Staff Post:
Cas Shearin
Media Strategist/Senior Writer
North Carolina’s long-promised draft “Olmstead Plan” is finally here and no surprise, it’s more smoke and mirrors. An Olmstead plan is supposed to be a roadmap for a state to show how it’s going to get to an important destination: making community integration a reality for people with disabilities. This is not only a moral imperative; it is a legal requirement borne out of the US Supreme Court’s landmark Olmstead decision.
The NC Department of Health and Human Services (DHHS) promised a roadmap to reverse its self-professed (and illegal) over-reliance on institutionalization. But instead of producing a roadmap toward change, DHHS has taken a selfie of the status quo.
It’s like a roadmap with no roads or markers.
Smoke and mirrors.
It is a #PlanToFail.
To be a genuine guide toward change, an Olmstead plan must have a clear destination and a way to stay on course. How can you measure progress if you don’t know where you’re going or how you are going to get there? (You can’t.) And, if you don’t incorporate other state agencies in the plan, how could it possibly be sufficient? (It’s not.) Surely, the legally required comprehensive, meaningful plan would envision that the NC Department of Public Instruction should be a part of the plan, as well as the NC Department of Public Safety and Department of Social Services. How about the NC Department of Commerce, NC Department of Justice, and NC Housing Finance Agency, for a few examples? Other states have figured this out.
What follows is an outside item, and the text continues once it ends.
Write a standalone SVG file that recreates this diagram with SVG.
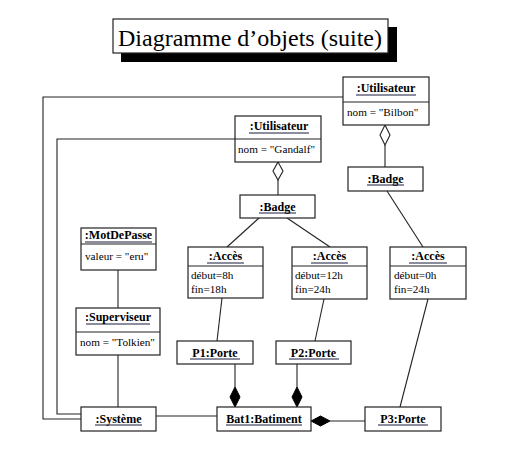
<svg xmlns="http://www.w3.org/2000/svg" width="509" height="458" viewBox="0 0 509 458">
<style>
.box{fill:#fff;stroke:#222;stroke-width:1.2}
.ln{fill:none;stroke:#222;stroke-width:1.1}
.hd{font-family:"Liberation Serif",serif;font-size:12px;font-weight:bold;fill:#000;text-anchor:middle}
.bd{font-family:"Liberation Serif",serif;font-size:11.2px;fill:#000}
.ul{stroke:#1a1a40;stroke-width:1}
.hol{fill:#fff;stroke:#222;stroke-width:1.1}
.fil{fill:#000;stroke:#000;stroke-width:1}
</style>
<rect width="509" height="458" fill="#fff"/>
<g id="title">
<rect x="121" y="27" width="276" height="35" fill="#000"/>
<rect x="113" y="19" width="275" height="34" fill="#fff" stroke="#222" stroke-width="1.2"/>
<text x="250" y="46" font-family="Liberation Serif, serif" font-size="24" text-anchor="middle" fill="#000">Diagramme d’objets (suite)</text>
</g>
<g id="connectors">
<polyline class="ln" points="343,97 43,97 43,419 81,419"/>
<polyline class="ln" points="235,139 57,139 57,414 81,414"/>
<line class="ln" x1="385" y1="145" x2="385" y2="167"/>
<polygon class="hol" points="385,125 390,135 385,145 380,135"/>
<line class="ln" x1="278" y1="180" x2="278" y2="195"/>
<polygon class="hol" points="278,162 283,171 278,180 273,171"/>
<line class="ln" x1="259" y1="218" x2="227" y2="247"/>
<line class="ln" x1="287" y1="218" x2="330" y2="247"/>
<line class="ln" x1="387" y1="191" x2="423" y2="247"/>
<line class="ln" x1="118" y1="270" x2="118" y2="308"/>
<line class="ln" x1="118" y1="355" x2="118" y2="407"/>
<line class="ln" x1="222" y1="298" x2="217" y2="341"/>
<line class="ln" x1="324" y1="299" x2="315" y2="341"/>
<line class="ln" x1="428" y1="299" x2="400" y2="407"/>
<line class="ln" x1="235" y1="364" x2="235" y2="387"/>
<polygon class="fil" points="235,387 240,397 235,407 230,397"/>
<line class="ln" x1="297" y1="364" x2="297" y2="387"/>
<polygon class="fil" points="297,387 302,397 297,407 292,397"/>
<line class="ln" x1="156" y1="416" x2="217" y2="416"/>
<line class="ln" x1="365" y1="421" x2="330" y2="421"/>
<polygon class="fil" points="311,421 320.5,416 330,421 320.5,426"/>
</g>
<g id="bilbon">
<rect class="box" x="343" y="77" width="86" height="48"/>
<line class="ln" x1="343" y1="102" x2="429" y2="102"/>
<text class="hd" x="386" y="92">:Utilisateur</text>
<line class="ul" x1="356" y1="95" x2="416" y2="95"/>
<text class="bd" x="347" y="116">nom = "Bilbon"</text>
</g>
<g id="gandalf">
<rect class="box" x="235" y="116" width="86" height="46"/>
<line class="ln" x1="235" y1="139" x2="321" y2="139"/>
<text class="hd" x="279" y="130">:Utilisateur</text>
<line class="ul" x1="249" y1="133" x2="309" y2="133"/>
<text class="bd" x="238" y="153">nom = "Gandalf"</text>
</g>
<g id="badgeG">
<rect class="box" x="240" y="195" width="75" height="23"/>
<text class="hd" x="277.5" y="211">:Badge</text>
<line class="ul" x1="259" y1="213" x2="296" y2="213"/>
</g>
<g id="badgeB">
<rect class="box" x="348" y="167" width="75" height="24"/>
<text class="hd" x="385.5" y="183">:Badge</text>
<line class="ul" x1="367" y1="185" x2="404" y2="185"/>
</g>
<g id="motdepasse">
<rect class="box" x="81" y="228" width="75" height="42"/>
<line class="ln" x1="81" y1="244" x2="156" y2="244"/>
<text class="hd" x="118.5" y="239">:MotDePasse</text>
<line class="ul" x1="85" y1="242" x2="152" y2="242"/>
<text class="bd" x="85" y="260">valeur = "eru"</text>
</g>
<g id="superviseur">
<rect class="box" x="76" y="308" width="84" height="47"/>
<line class="ln" x1="76" y1="332" x2="160" y2="332"/>
<text class="hd" x="118" y="321">:Superviseur</text>
<line class="ul" x1="86" y1="324" x2="150" y2="324"/>
<text class="bd" x="80" y="346">nom = "Tolkien"</text>
</g>
<g id="systeme">
<rect class="box" x="81" y="407" width="75" height="24"/>
<text class="hd" x="118.5" y="423">:Système</text>
<line class="ul" x1="95" y1="425" x2="142" y2="425"/>
</g>
<g id="acces1">
<rect class="box" x="188" y="247" width="75" height="51"/>
<line class="ln" x1="188" y1="266" x2="263" y2="266"/>
<text class="hd" x="225.5" y="260">:Accès</text>
<line class="ul" x1="207" y1="263" x2="244" y2="263"/>
<text class="bd" x="191" y="279">début=8h</text>
<text class="bd" x="191" y="293">fin=18h</text>
</g>
<g id="acces2">
<rect class="box" x="292" y="247" width="75" height="52"/>
<line class="ln" x1="292" y1="266" x2="367" y2="266"/>
<text class="hd" x="329.5" y="260">:Accès</text>
<line class="ul" x1="311" y1="263" x2="348" y2="263"/>
<text class="bd" x="295" y="279">début=12h</text>
<text class="bd" x="295" y="293">fin=24h</text>
</g>
<g id="acces3">
<rect class="box" x="390" y="247" width="76" height="52"/>
<line class="ln" x1="390" y1="266" x2="466" y2="266"/>
<text class="hd" x="428" y="260">:Accès</text>
<line class="ul" x1="409" y1="263" x2="447" y2="263"/>
<text class="bd" x="394" y="279">début=0h</text>
<text class="bd" x="394" y="293">fin=24h</text>
</g>
<g id="p1">
<rect class="box" x="177" y="341" width="76" height="23"/>
<text class="hd" x="215" y="357">P1:Porte</text>
<line class="ul" x1="190" y1="359" x2="240" y2="359"/>
</g>
<g id="p2">
<rect class="box" x="276" y="341" width="75" height="23"/>
<text class="hd" x="313.5" y="357">P2:Porte</text>
<line class="ul" x1="289" y1="359" x2="339" y2="359"/>
</g>
<g id="bat1">
<rect class="box" x="217" y="407" width="94" height="24"/>
<text class="hd" x="264" y="423">Bat1:Batiment</text>
<line class="ul" x1="226" y1="425" x2="302" y2="425"/>
</g>
<g id="p3">
<rect class="box" x="365" y="407" width="76" height="24"/>
<text class="hd" x="403" y="423">P3:Porte</text>
<line class="ul" x1="378" y1="425" x2="428" y2="425"/>
</g>
</svg>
It is unfathomable why NC can’t embrace true commitment to NC’s disability community. State actors hold meetings, wring hands, gnash teeth and make promises that never come about. They will say they have good intentions, that they “mean well.” And then produce something they dare to label a plan when it’s just the status quo repackaged.
Meanwhile, people with disabilities bear the brutal, devastating impact of these good intentions. It is their lives that are being wasted, wiling away time stuck in institutions, cycling in and out of crowded emergency rooms, or begging for community services that don’t exist. They are desperate to remain in their community and losing all hope for opportunity to live full lives in the community.
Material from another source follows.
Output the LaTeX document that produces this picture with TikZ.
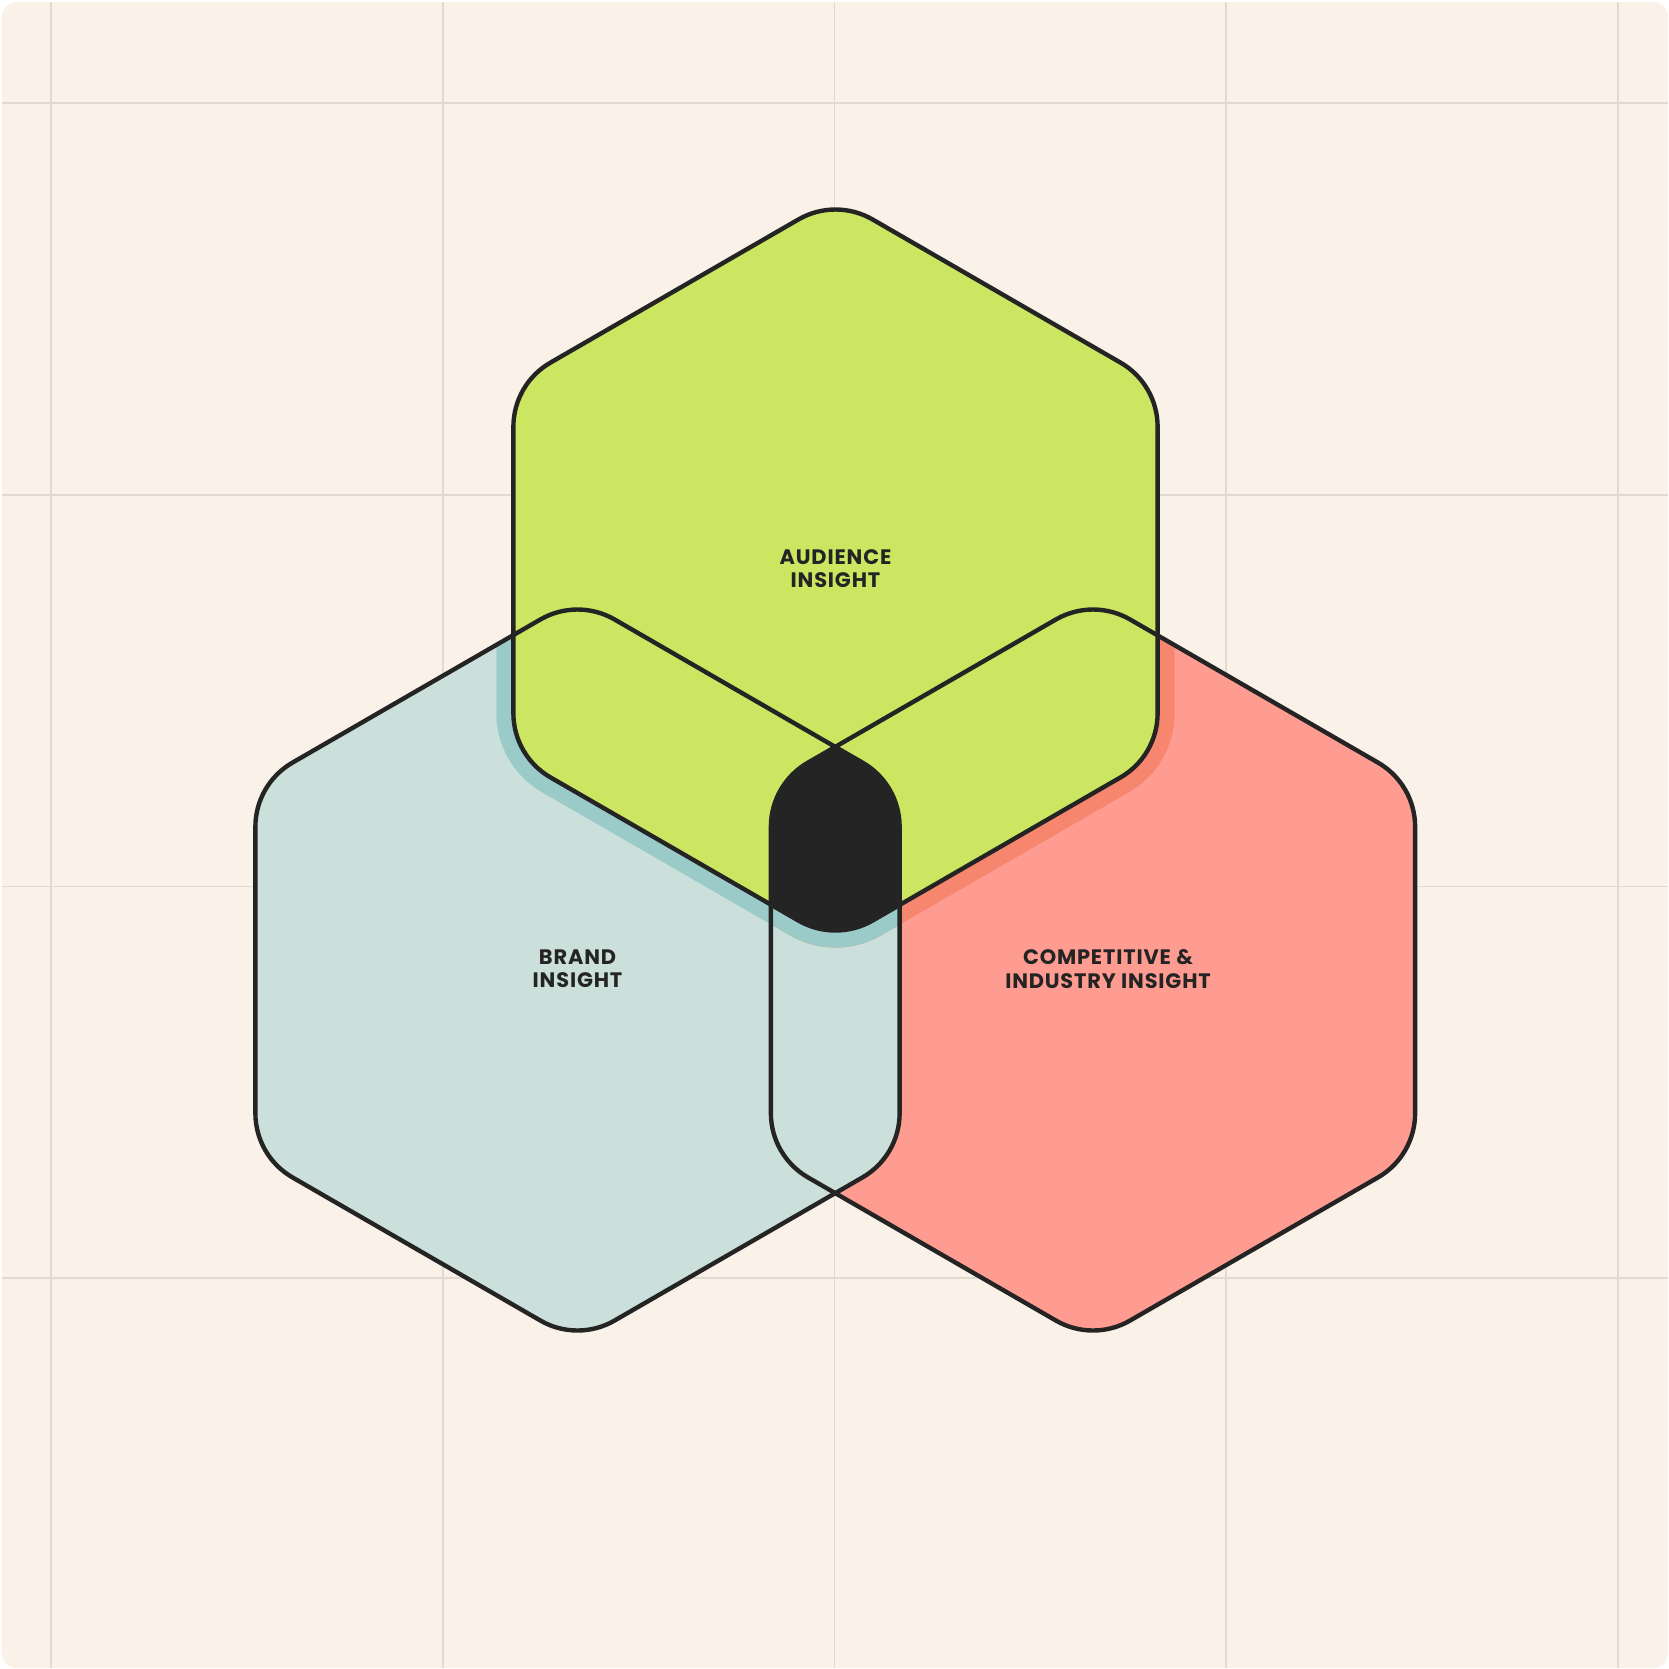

There are markers throughout NC’s systems that demonstrate disabled people are desperate for community-based services: the preventable, escalating use of involuntary commitments (IVC) against people who have languished without access to necessary services; people spending days, weeks, even months in emergency rooms because services don’t exist in the community; 15,000 people on a waitlist to get meaningful IDD community services; children who are shipped to out-of-state institutions where they are abused and neglected because the services don’t exist in their communities.
These are just a tiny scattering of examples of NC’s broken system that affects thousands of lives every single day.
What are we waiting for?
Shouldn’t disabled people have hope for their futures? Shouldn’t they have opportunity?
This draft plan is a betrayal. It’s a betrayal of promises made that this time would be different. It’s a betrayal of the trust of those who waited two years hoping that change would come.
Gov. Roy Cooper and NC DHHS Secretary Mandy Cohen delegated this deeply important task to their staff, but they cannot delegate their responsibility to people with disabilities in NC – the thousands of children and adults who are stuck in institutions or at risk of being forced into one due to the shocking, deliberate inaction by state actors.
Yes, deliberate. There is nothing in this plan about shifting resources from institutions to the community. There is nothing in this plan about the role of all state agencies in a successful Olmstead plan. The “plan” is to keep doing what they’ve been doing. And what they’ve been doing violates the rights of people with disabilities.
Enough with the wringing of hands and gnashing of teeth. It is way past time for NC to own up to its obligations under Olmstead. People with disabilities deserve no less. They have been betrayed and put on the back burner for too long with empty promises that leave them languishing and even dying in facilities.
Gov. Cooper: We need your leadership. This draft plan is wholly unacceptable, and we expect you to empower your staff to develop a real plan, a plan that enables people with disabilities to live full lives in the communities of their choice.
Sec. Cohen: We need you to commit resources to make this happen. That means shifting resources away from institutions and into the community.
By taking these actions, Gov. Cooper and Sec. Cohen can finally show the disability community that they’re through talking the talk. No more plan to make a plan.
Leaders set the culture. Gov. Cooper and Sec. Cohen are accountable for this intolerable draft plan, but there is a window of time for them to take responsibility and direct their staff that they mean to be truly accountable to the children and adults who languish in NC’s institutions, and the thousands who risk institutionalization.
Tell Gov. Cooper and Sec. Cohen: no more smoke and mirrors. Tell Gov. Cooper and Sec. Cohen that people with disabilities in North Carolina demand a real plan and not a #PlanToFail. Tell Gov. Cooper and Sec. Cohen that disabled people deserve hope and the ability to pursue opportunity.